Google Merchant Center Image Rules
Rules include accepted formats, no promotional text, no watermarks, no borders, and no placeholders or generic images.
Operational timing affects production speed:
- Images are typically crawled within about 3 days after submission.
- Changing to a new image URL can prompt a faster recrawl, commonly 24 to 72 hours.
- Changing an image while keeping the same URL can take up to 6 weeks.
Plan updates with those windows in mind.
Common Artifacts And Quick Fixes
Small edge glitches show up fast after any cutout, so a short list of common artifacts and quick fixes helps correct them in minutes instead of hours.
Jagged Edges
Cause: hard edges combined with low resolution and no anti-aliasing.
Fix:
- Keep original resolution intact.
- Use slightly softer mask edges on portraits.
- Pick better separated source photos when available.
Missing Thin Parts
Cause: automation trimmed too aggressively.
Fix:
- Paint white on the mask to restore missing areas.
Color Fringing
Cause: background spill and compression.
Fix:
- Run Defringe for general edge noise.
- Use Remove Black Matte or Remove White Matte when halos match dark or light backgrounds.

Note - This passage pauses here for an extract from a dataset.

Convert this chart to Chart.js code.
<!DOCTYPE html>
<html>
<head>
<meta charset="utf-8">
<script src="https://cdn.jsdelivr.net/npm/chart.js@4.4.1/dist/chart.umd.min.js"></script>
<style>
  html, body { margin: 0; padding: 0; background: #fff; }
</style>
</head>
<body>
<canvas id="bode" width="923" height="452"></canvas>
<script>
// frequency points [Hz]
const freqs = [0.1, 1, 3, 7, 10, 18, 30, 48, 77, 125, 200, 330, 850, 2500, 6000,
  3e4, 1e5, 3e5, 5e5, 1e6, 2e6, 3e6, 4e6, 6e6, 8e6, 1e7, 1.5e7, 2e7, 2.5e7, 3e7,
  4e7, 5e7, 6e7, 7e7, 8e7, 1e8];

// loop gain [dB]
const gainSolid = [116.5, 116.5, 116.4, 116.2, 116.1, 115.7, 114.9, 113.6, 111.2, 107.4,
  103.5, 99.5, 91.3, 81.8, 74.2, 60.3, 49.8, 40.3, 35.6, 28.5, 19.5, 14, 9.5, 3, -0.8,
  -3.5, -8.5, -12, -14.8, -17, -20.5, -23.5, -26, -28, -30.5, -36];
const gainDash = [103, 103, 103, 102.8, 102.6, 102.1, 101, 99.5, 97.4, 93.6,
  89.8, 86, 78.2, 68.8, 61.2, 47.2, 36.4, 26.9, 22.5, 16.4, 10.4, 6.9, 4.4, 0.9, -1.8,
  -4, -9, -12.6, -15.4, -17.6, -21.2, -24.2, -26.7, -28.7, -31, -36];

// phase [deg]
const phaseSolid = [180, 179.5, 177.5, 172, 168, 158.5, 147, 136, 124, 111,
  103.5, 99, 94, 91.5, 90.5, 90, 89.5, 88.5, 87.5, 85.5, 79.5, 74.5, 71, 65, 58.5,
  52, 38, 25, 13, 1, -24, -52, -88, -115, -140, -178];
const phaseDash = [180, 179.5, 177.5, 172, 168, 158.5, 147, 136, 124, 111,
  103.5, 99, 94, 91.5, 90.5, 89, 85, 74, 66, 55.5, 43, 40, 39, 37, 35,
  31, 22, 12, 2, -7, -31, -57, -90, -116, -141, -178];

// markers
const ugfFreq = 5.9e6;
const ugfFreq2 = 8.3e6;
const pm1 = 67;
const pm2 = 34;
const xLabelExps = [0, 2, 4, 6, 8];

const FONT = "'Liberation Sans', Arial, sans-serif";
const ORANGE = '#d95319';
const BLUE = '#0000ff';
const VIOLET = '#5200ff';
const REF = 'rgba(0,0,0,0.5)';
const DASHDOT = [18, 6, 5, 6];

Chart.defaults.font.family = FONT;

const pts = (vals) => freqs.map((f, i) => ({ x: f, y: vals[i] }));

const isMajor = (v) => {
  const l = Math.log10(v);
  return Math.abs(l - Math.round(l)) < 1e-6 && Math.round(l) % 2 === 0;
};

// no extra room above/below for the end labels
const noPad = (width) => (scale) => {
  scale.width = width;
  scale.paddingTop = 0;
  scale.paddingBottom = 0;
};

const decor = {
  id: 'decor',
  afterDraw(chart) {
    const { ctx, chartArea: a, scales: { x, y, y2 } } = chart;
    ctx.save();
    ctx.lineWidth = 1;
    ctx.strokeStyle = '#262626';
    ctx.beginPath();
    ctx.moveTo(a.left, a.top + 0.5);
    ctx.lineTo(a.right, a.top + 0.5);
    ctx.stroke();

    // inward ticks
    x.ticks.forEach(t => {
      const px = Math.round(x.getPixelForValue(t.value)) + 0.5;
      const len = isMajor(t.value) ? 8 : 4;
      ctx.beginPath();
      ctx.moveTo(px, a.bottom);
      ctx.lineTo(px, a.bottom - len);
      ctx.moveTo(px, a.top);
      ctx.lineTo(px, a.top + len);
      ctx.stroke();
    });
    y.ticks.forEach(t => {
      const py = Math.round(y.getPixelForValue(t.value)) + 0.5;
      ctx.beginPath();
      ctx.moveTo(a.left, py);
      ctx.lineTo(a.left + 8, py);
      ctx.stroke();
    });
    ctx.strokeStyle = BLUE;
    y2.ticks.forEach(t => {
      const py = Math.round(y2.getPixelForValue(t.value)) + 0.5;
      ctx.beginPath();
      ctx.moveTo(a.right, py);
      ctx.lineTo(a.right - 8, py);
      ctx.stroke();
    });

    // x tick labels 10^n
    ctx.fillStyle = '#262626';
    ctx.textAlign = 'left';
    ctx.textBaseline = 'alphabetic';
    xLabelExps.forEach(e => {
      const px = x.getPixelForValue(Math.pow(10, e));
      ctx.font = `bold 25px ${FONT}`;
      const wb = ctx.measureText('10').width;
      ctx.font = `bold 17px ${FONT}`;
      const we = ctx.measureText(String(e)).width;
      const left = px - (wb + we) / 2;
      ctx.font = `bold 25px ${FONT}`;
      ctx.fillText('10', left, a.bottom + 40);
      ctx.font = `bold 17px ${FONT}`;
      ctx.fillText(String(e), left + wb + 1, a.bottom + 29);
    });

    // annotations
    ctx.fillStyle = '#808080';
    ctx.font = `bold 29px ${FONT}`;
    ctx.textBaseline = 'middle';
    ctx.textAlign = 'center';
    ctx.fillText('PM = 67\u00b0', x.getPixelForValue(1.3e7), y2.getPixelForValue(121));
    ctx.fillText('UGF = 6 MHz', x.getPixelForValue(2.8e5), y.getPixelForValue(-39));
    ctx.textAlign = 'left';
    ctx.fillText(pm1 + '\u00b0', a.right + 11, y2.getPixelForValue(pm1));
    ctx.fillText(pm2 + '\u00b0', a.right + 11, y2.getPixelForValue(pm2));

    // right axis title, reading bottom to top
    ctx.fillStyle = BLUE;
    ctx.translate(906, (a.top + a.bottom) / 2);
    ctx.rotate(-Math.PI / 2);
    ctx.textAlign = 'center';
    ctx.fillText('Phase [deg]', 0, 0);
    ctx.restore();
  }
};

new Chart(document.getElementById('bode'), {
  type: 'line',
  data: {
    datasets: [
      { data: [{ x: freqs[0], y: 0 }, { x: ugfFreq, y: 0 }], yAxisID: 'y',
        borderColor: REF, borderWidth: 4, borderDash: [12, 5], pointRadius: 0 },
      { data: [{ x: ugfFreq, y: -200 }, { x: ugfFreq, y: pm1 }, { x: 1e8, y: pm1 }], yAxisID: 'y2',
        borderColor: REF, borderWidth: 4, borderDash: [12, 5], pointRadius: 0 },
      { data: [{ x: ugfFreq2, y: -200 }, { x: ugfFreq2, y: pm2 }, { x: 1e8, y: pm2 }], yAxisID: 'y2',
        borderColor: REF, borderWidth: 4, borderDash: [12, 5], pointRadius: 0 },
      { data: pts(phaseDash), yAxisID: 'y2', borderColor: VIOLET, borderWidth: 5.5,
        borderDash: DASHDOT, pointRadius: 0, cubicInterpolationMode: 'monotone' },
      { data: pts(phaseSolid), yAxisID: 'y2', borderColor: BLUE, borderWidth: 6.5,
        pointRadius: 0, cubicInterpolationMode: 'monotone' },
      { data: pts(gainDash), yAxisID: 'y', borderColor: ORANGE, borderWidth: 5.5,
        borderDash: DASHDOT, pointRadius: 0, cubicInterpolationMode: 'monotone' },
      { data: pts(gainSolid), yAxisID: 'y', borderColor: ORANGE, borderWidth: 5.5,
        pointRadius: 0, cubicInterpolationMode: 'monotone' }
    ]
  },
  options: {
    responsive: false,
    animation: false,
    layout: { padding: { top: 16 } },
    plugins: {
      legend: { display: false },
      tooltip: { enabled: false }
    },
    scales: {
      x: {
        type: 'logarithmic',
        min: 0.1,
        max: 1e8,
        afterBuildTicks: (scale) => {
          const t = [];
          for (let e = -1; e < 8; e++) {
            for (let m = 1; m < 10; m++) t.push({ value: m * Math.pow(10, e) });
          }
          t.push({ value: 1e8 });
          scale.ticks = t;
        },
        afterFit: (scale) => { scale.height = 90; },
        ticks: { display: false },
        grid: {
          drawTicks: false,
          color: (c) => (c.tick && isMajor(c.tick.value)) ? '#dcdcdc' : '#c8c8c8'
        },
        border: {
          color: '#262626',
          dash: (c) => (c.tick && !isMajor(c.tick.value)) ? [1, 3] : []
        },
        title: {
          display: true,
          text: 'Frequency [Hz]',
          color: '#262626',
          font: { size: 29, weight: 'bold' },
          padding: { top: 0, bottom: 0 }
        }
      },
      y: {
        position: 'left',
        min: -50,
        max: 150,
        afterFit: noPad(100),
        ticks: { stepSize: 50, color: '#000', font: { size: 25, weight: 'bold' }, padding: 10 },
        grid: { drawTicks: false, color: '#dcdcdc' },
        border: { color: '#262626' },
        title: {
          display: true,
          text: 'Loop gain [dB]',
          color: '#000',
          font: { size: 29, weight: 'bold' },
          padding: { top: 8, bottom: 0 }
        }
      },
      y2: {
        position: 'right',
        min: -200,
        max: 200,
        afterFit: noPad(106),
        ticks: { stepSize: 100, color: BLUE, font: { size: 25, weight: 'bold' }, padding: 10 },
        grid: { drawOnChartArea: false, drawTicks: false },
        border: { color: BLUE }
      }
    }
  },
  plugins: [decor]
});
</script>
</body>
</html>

Cutout Looks Too Crisp And Fake
Cause: unnaturally sharp mask edges.
Fix:
- Soften mask edges slightly on people.
- Preserve natural shadows where appropriate by keeping a subtle shadow layer.
A Fast Quality Checklist
Run before public use.
- Inspect edges at 200% zoom.
- Check hair, fingers, jewelry, and clothing seams.
- Look for halos on light and dark backgrounds.
- Export to transparency-friendly formats when required.
- For listings, avoid watermarks and promotional overlays.
- When updating ads or listings, decide whether a new URL is needed for faster recrawl.
Practical Examples
Short, real-world scenarios show how fast background removal workflows look in everyday use, with clear steps and visible edge protection.
Portrait For A Brand Blog
Start with Remove Background. Refine flyaways and beard edges in Select and Mask. Paint white to restore clipped fingers. Run Defringe. Export PNG for transparency. Inspect at 200% before publishing.
Simple Product For Internal Slides
Use Preview Remove Background. Convert to PNG. Inspect at 200%. If a light halo appears, switch to Photoshop for Remove White Matte.
Apparel For Marketplaces
Use Photoshop for consistency. Keep the product filling most of the frame. Clean halos. Export within size caps. Follow the white background and no watermark rules.
Closing Thoughts
Fast background removal does not require long, technical sessions. Automation can handle most of the work in seconds. A short, targeted refinement pass protects hair, thin parts, and soft edges.
Clean exports and platform-aware rules keep good cutouts from falling apart later. The workflow above delivers speed without sacrificing detail.